There is that saying “you don’t know what you don’t know,” and with starting your own business there are always things you don’t know. Even now, almost five years in there are still things I encounter that throw me for a loop and have me back reading books, researching, talking to people, and learning.
You began your business with pillows, and have expanded your offerings from there. How did you choose what to move forward with at each turn?
It’s been a pretty natural evolution. After pillows we launched fabric by the yard, mostly because we were going to be printing fabric for pillows. From fabric we went to wallpaper because we could use the same distribution as our fabric line, and we knew our interior designer clients were looking for wallpaper from us. Next, we will be launching bedding. I wanted to get back to a product that was “finished” as opposed to fabric or wallpaper. I love to sleep and believe so much of feeling good is about getting a good night sleep. I want to help create this peaceful place for our customers.
What’s the most popular wallpaper design in your shop, and how did that design come about?
A favorite wallpaper of ours is Marble in Cloud. It began a hand marbled paper. I love the technique Suminagashi—it’s a Japanese marbling technique that means “floating ink.” It’s a meditative process—almost hypnotic—and I love that that calm feeling comes across in the final product. I also love that the final design can fit into so many different spaces. It can read traditional or modern, depending on the surrounding décor.
Where is your workspace and what do you love most about it?
Our studio is in this large complex of old warehouse buildings called Industry City in Sunset Park, Brooklyn. We have an open space with a wall of windows that let in lots of sunshine. We each have our own desks (a team of four, including myself) and then we have two larger tables for meetings and working on creative projects. We have a lot of storage as space is limited. I always want more wall space so we made the fronts of our cabinets pinnable—they’re made out of homosote. The thing I love most about our workspace would have to be my team. They make it a great place to be.
How do you stay organized?
We have a lot of systems in place for staying organized, but it’s a constant battle. In the studio we have a large 18-month calendar on the wall made of individual white boards that is for all of the big picture stuff. We also have spreadsheet for keeping track of actionable items that relate to these bigger items. Then for the day-to-day we have Google calendar as well as Asana, which is essentially an online to-do list. It’s nice because you can assign tasks to other team members. I am definitely still a paper and pen or pencil person though and usually write out my day in my notebook so I can prioritize what is most important that I accomplish that day.

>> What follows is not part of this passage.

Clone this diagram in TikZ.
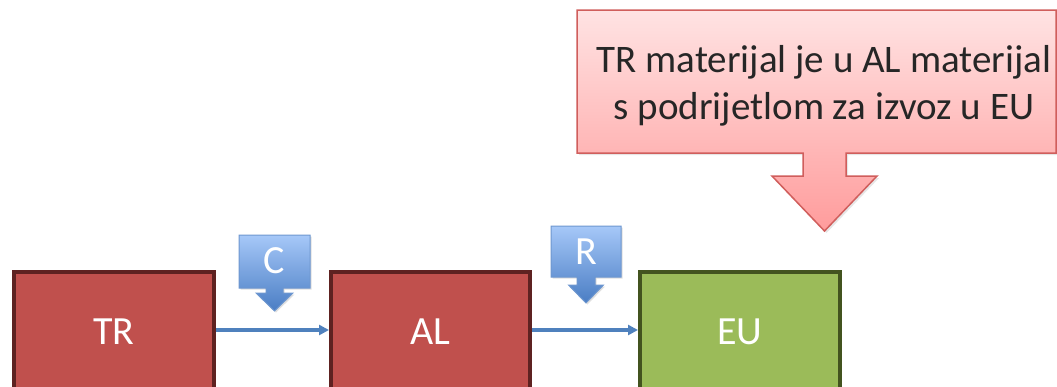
\documentclass[tikz,border=0pt]{standalone}
\usepackage{fontspec}
\setmainfont{Carlito}
\usetikzlibrary{arrows.meta,shadows}
\definecolor{boxred}{HTML}{C0504D}
\definecolor{boxredline}{HTML}{5E2221}
\definecolor{boxgreen}{HTML}{9BBB59}
\definecolor{boxgreenline}{HTML}{43531F}
\definecolor{flowblue}{HTML}{4F81BD}
\definecolor{calloutbluetop}{HTML}{A6C8F8}
\definecolor{calloutbluebot}{HTML}{4A7DC4}
\definecolor{calloutblueline}{HTML}{6E97CF}
\definecolor{pinktop}{HTML}{FFE3E3}
\definecolor{pinkbot}{HTML}{FF9C9C}
\definecolor{pinkline}{HTML}{D05E5C}
\definecolor{textdark}{HTML}{262626}
\tikzset{
  bigfont/.style={font=\fontsize{40bp}{48bp}\selectfont},
  stagebox/.style={draw, line width=4bp, inner sep=0pt, minimum height=120bp,
    text=white, bigfont, drop shadow={opacity=0.2, shadow xshift=1.5bp, shadow yshift=-1.5bp}},
  redstage/.style={stagebox, fill=boxred, draw=boxredline},
  greenstage/.style={stagebox, fill=boxgreen, draw=boxgreenline},
  flow/.style={draw=flowblue, line width=3.5bp, -{Triangle[length=10bp,width=10bp]}},
  bluecallout/.style={draw=calloutblueline, line width=1bp, top color=calloutbluetop,
    bottom color=calloutbluebot, line join=miter,
    drop shadow={opacity=0.25, shadow xshift=1.5bp, shadow yshift=-1.5bp}},
  pinkcallout/.style={draw=pinkline, line width=1.5bp, top color=pinktop,
    bottom color=pinkbot, line join=miter,
    drop shadow={opacity=0.2, shadow xshift=2bp, shadow yshift=-2bp}},
  callouttext/.style={bigfont, text=white, inner sep=0pt},
}
\begin{document}
\begin{tikzpicture}[x=1bp, y=-1bp]
\useasboundingbox (0,0) rectangle (1057,386);
\clip (0,0) rectangle (1057,386);
% stage boxes
\node[redstage, minimum width=200bp] (TR) at (114,332) {TR};
\node[redstage, minimum width=199bp] (AL) at (430.5,332) {AL};
\node[greenstage, minimum width=200bp] (EU) at (740,332) {EU};
% flows
\draw[flow] ([yshift=2bp]TR.east) -- ([yshift=2bp]AL.west);
\draw[flow] ([yshift=2bp]AL.east) -- ([yshift=2bp]EU.west);
% C callout
\path[bluecallout] (239,235) -- (310,235) -- (310,288) -- (283,288) -- (283,293)
  -- (293,293) -- (274.5,311) -- (256,293) -- (266,293) -- (266,288) -- (239,288) -- cycle;
\node[callouttext] (C) at (274.5,261) {C};
% R callout
\path[bluecallout] (551,226) -- (621,226) -- (621,277) -- (595,277) -- (595,285)
  -- (603.5,285) -- (586,303) -- (568.5,285) -- (577,285) -- (577,277) -- (551,277) -- cycle;
\node[callouttext] (R) at (586,252) {R};
% big callout
\path[pinkcallout] (577,10) -- (1056,10) -- (1056,153) -- (846,153) -- (846,176)
  -- (877,176) -- (824.5,231) -- (772,176) -- (803,176) -- (803,153) -- (577,153) -- cycle;
\node[bigfont, text=textdark, align=center, inner sep=0pt,
  font=\fontsize{39bp}{47bp}\selectfont] (note) at (824,85.5)
  {TR materijal je u AL materijal\\s podrijetlom za izvoz u EU};
\end{tikzpicture}
\end{document}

What colors, textures, and materials are inspiring you at the moment?
I just got back from Japan, so that’s a big influence right now. I’m feeling green and richer colors that can also layer well with the color palette of our existing designs. Since my next book is also about color it has me exploring new color combinations and we’ll be adding in more multi-colored patterns to play around with color further. This past year we introduced woven fabrics for the first time, and now I’m constantly looking at different textures and how we can translate them into fabric. I think we’ll likely explore velvet soon.
When it comes to your own home, what do you like your space to feel like?
Living in a busy city, I want my home to feel calm and comforting. For me, that ties to my childhood growing up on Cape Cod. I lived in small coastal town and could walk to the beach in about 15 minutes. I want my home to be personal, so I always think it’s important to find pieces that really speak to you. If you love it then you can make it work. The weird and unexpected combinations are usually the best.
What was the experience of writing your first book like?
Challenging! It was one of the most challenging creative projects I had ever taken on because it pushed me out of my comfort zone. I like to be in my space working, but I found it extremely inspiring to visit all of homes for this book and meet the people who created them. I loved learning about their story and how they decorated. I think about it more as creating a book, versus writing a book, because there is so much that goes into it beyond writing. It’s not just the writing, but the planning, coordinating, creative thinking, and photo shoots. You’re creating something out of nothing. For the content that wasn’t in someone’s home, we had to find a way to visualize a concept. The actual writing of the book was the most difficult for me. While I know what I want to say, it’s hard to get that down on a page. I’m working on my second book now, and decided to work with a ghostwriter this time. It’s still a lot of work and writing, but it’s more enjoyable for me.
What upcoming project are you most excited to work on right now?
I am most excited about the launch of our first bedding collection. This has been a dream of mine since I began my own line, and we have been working on it for over a year. The collection launches February 2018.